→ Goal
Give again, exactly as written, the lines of the records below from the line with "What matplotlib code" to the line with "plt.rcParams['mathtext.it'] = 'Liberation". Both end lines count; pictures do not.
━━━ Listed entries
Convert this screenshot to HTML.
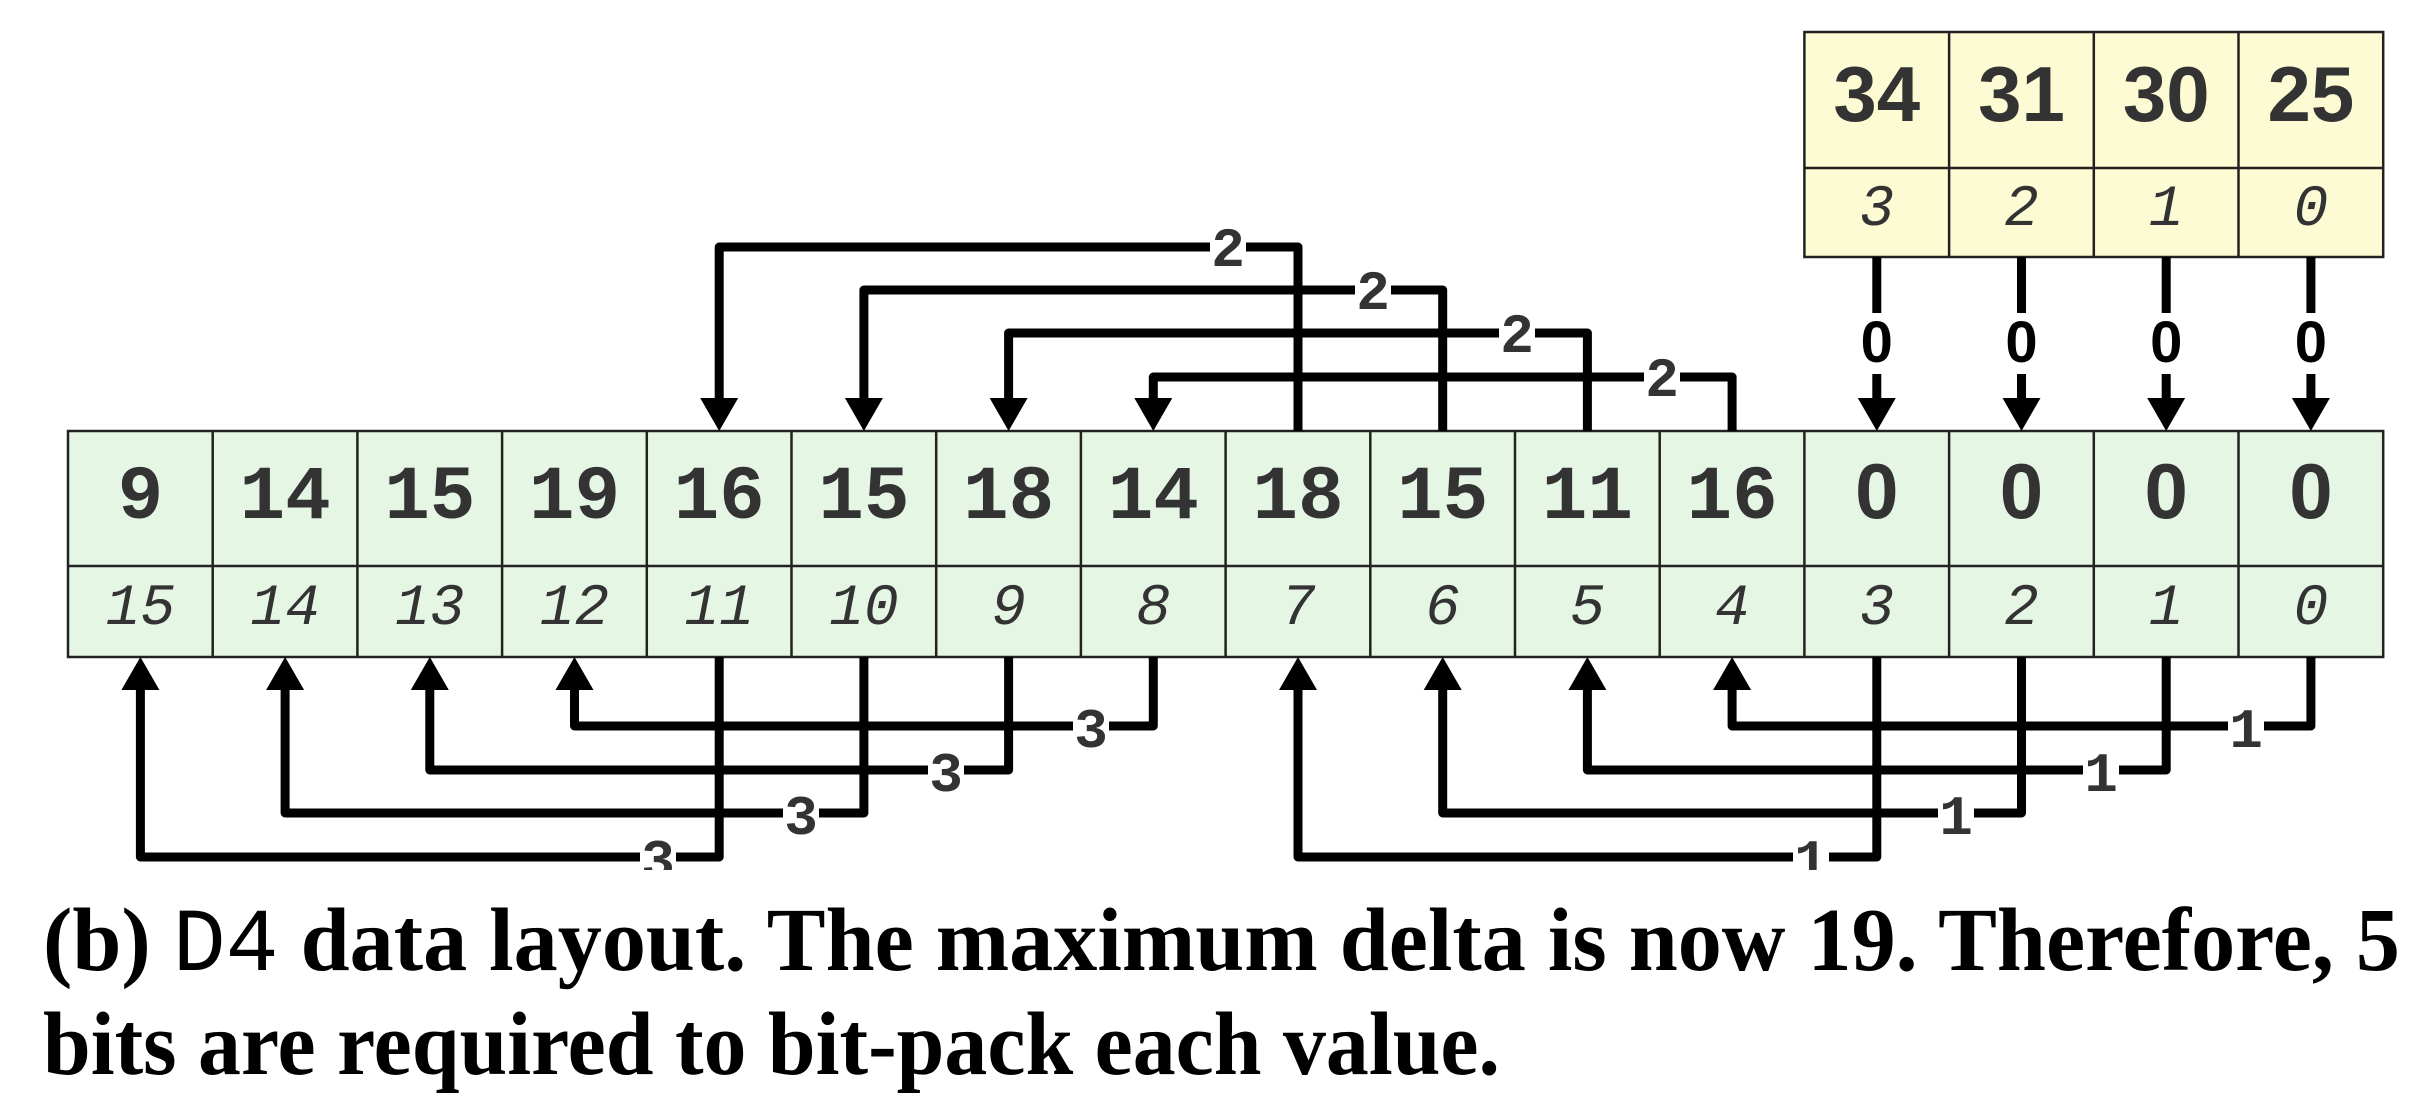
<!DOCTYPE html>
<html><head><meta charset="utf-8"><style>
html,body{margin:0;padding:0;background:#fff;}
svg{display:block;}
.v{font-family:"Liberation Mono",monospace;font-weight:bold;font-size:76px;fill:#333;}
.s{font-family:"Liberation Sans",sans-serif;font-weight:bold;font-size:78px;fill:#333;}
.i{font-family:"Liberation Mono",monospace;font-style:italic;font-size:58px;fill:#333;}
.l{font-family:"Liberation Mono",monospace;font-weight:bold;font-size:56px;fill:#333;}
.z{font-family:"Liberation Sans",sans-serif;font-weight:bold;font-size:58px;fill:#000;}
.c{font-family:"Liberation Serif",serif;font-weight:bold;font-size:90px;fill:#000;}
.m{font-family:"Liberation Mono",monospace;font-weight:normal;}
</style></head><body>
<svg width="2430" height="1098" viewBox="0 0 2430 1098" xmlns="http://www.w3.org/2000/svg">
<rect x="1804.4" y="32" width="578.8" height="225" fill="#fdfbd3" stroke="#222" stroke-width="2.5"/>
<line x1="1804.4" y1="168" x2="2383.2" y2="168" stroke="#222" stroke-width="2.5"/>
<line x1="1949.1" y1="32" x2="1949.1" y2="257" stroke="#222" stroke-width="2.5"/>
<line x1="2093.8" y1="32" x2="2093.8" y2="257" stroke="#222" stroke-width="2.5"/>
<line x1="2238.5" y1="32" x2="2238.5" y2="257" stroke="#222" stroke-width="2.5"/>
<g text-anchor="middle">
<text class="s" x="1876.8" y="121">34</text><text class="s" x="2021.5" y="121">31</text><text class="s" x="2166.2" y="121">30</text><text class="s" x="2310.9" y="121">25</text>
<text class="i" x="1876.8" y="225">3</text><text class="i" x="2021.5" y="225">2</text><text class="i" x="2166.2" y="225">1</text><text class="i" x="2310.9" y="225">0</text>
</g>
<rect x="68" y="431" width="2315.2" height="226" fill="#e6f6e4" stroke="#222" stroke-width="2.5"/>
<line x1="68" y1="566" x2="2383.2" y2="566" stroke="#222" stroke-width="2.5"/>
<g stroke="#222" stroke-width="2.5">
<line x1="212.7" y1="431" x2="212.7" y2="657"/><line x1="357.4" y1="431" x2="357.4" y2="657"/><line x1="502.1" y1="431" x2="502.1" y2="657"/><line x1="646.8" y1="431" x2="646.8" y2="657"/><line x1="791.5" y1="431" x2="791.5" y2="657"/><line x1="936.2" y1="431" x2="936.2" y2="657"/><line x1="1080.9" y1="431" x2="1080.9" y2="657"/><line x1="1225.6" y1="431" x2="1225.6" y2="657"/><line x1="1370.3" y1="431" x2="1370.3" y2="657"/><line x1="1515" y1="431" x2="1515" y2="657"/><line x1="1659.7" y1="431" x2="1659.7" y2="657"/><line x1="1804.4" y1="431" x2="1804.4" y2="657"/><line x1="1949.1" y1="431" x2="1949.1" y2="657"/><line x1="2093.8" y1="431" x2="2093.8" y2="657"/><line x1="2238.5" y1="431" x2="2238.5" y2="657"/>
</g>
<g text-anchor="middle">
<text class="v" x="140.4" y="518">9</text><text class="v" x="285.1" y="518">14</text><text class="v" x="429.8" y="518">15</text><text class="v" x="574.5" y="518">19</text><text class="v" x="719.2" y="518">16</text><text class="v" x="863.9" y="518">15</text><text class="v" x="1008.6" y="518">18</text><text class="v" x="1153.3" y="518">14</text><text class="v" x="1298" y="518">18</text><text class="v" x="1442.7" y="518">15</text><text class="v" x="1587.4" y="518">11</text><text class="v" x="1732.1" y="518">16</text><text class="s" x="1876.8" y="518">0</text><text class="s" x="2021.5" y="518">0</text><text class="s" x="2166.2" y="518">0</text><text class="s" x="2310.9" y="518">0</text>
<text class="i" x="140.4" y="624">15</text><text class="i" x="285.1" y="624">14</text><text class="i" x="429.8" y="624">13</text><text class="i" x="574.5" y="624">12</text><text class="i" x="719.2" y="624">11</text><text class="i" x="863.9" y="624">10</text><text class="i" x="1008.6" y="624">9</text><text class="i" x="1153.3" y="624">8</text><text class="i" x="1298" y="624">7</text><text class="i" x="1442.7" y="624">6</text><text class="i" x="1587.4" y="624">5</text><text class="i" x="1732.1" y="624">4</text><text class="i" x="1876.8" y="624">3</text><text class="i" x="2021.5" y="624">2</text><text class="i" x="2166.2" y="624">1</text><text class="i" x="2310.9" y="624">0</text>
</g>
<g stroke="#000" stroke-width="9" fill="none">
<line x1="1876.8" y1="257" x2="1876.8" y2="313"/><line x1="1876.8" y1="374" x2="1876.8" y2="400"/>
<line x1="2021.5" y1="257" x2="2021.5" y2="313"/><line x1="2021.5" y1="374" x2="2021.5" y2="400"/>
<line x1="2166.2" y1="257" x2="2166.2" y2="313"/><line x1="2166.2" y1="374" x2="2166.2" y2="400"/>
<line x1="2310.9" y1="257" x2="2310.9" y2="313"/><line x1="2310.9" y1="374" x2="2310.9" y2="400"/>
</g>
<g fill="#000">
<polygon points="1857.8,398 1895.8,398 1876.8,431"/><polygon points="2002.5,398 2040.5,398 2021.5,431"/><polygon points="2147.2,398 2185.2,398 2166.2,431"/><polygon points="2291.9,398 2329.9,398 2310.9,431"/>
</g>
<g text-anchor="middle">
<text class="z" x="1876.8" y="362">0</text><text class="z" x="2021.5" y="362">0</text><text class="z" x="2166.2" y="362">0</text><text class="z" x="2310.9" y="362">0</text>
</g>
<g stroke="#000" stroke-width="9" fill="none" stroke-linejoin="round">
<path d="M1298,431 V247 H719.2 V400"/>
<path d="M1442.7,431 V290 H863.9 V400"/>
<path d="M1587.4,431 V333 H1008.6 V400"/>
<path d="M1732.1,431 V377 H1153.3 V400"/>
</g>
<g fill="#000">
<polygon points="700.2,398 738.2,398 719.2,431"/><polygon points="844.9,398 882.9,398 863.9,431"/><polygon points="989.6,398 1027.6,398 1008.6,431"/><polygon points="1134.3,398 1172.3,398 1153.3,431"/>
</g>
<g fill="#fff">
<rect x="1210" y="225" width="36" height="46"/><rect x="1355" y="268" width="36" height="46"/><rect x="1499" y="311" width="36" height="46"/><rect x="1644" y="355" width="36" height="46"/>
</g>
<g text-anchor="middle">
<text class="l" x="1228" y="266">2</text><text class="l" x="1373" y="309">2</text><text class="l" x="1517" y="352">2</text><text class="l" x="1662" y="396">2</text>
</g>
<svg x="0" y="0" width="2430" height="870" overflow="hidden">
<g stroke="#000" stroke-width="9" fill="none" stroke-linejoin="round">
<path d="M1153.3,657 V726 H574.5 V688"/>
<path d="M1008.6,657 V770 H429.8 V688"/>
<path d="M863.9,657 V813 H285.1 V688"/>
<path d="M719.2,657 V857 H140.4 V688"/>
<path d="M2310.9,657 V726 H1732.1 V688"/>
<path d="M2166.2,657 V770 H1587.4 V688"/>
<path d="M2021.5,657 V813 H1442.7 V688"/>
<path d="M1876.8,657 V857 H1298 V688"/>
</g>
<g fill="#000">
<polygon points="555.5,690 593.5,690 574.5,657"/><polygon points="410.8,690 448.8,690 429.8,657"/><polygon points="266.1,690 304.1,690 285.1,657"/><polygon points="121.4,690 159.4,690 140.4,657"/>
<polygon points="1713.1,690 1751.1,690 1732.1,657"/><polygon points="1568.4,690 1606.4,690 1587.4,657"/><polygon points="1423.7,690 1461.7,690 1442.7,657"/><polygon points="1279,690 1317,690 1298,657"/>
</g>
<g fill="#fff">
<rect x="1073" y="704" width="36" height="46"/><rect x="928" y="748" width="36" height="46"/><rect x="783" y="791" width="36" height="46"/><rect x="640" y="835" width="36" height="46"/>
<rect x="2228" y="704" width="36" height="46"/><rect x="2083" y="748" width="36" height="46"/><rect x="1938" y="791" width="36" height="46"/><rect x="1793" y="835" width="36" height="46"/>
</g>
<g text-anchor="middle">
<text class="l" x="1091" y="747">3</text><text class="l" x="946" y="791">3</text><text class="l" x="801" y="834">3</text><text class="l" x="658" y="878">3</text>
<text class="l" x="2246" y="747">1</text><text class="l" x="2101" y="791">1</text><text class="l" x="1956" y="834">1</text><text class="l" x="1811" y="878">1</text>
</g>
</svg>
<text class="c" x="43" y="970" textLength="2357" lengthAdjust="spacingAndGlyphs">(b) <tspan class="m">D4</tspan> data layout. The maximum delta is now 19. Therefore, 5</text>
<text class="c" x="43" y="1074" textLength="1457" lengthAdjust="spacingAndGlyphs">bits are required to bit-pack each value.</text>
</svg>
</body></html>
━━━━━━
━━━ Listed entries
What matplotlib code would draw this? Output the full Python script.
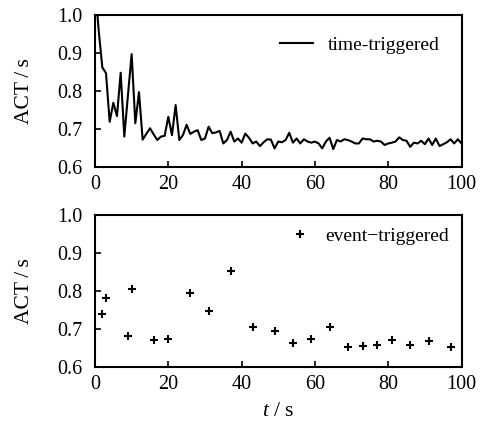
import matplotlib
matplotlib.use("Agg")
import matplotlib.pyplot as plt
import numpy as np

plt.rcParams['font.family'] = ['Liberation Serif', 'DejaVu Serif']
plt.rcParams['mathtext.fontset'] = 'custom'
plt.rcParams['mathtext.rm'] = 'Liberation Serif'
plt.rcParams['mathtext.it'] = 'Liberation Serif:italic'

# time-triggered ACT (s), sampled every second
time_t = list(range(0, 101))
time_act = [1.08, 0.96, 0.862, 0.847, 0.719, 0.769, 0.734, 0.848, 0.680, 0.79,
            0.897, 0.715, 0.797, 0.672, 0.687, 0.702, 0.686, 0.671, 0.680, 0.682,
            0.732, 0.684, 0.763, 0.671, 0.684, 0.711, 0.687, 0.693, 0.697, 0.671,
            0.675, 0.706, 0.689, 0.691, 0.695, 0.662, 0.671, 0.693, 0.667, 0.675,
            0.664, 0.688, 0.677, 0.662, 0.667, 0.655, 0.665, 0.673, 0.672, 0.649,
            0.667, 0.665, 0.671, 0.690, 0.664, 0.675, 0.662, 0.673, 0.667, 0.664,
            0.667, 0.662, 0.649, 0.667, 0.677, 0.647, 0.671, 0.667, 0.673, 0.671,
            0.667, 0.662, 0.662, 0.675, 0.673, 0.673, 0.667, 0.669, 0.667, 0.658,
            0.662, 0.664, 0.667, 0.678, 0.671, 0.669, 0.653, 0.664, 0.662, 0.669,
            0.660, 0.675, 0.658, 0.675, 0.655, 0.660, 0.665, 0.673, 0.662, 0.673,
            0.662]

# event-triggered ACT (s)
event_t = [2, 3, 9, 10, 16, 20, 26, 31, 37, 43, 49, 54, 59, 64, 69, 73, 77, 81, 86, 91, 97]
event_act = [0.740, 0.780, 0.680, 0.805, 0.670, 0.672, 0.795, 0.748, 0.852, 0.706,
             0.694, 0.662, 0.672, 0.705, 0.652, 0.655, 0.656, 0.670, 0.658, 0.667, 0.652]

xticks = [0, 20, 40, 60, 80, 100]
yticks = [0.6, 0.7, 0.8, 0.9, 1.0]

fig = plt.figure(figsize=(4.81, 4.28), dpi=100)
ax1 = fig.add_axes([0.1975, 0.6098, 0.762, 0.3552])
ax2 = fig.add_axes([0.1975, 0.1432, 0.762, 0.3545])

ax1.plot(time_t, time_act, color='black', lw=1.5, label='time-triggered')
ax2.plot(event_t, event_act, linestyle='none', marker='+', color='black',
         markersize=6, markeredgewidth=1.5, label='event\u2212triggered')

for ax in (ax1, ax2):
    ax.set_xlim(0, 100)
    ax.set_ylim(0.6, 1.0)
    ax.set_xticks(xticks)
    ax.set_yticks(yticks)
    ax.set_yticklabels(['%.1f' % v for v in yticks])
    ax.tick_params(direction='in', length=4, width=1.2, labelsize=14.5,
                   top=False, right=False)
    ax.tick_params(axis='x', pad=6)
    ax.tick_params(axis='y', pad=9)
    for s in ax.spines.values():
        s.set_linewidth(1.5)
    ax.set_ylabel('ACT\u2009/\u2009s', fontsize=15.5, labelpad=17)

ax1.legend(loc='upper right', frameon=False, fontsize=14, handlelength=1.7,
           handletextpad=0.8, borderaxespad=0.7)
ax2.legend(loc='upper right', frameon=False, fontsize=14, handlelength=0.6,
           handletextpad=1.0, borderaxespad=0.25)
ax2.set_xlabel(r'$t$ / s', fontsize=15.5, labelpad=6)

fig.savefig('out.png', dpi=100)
━━━━━━
→ Answer
What matplotlib code would draw this? Output the full Python script.
import matplotlib
matplotlib.use("Agg")
import matplotlib.pyplot as plt
import numpy as np

plt.rcParams['font.family'] = ['Liberation Serif', 'DejaVu Serif']
plt.rcParams['mathtext.fontset'] = 'custom'
plt.rcParams['mathtext.rm'] = 'Liberation Serif'
plt.rcParams['mathtext.it'] = 'Liberation Serif:italic'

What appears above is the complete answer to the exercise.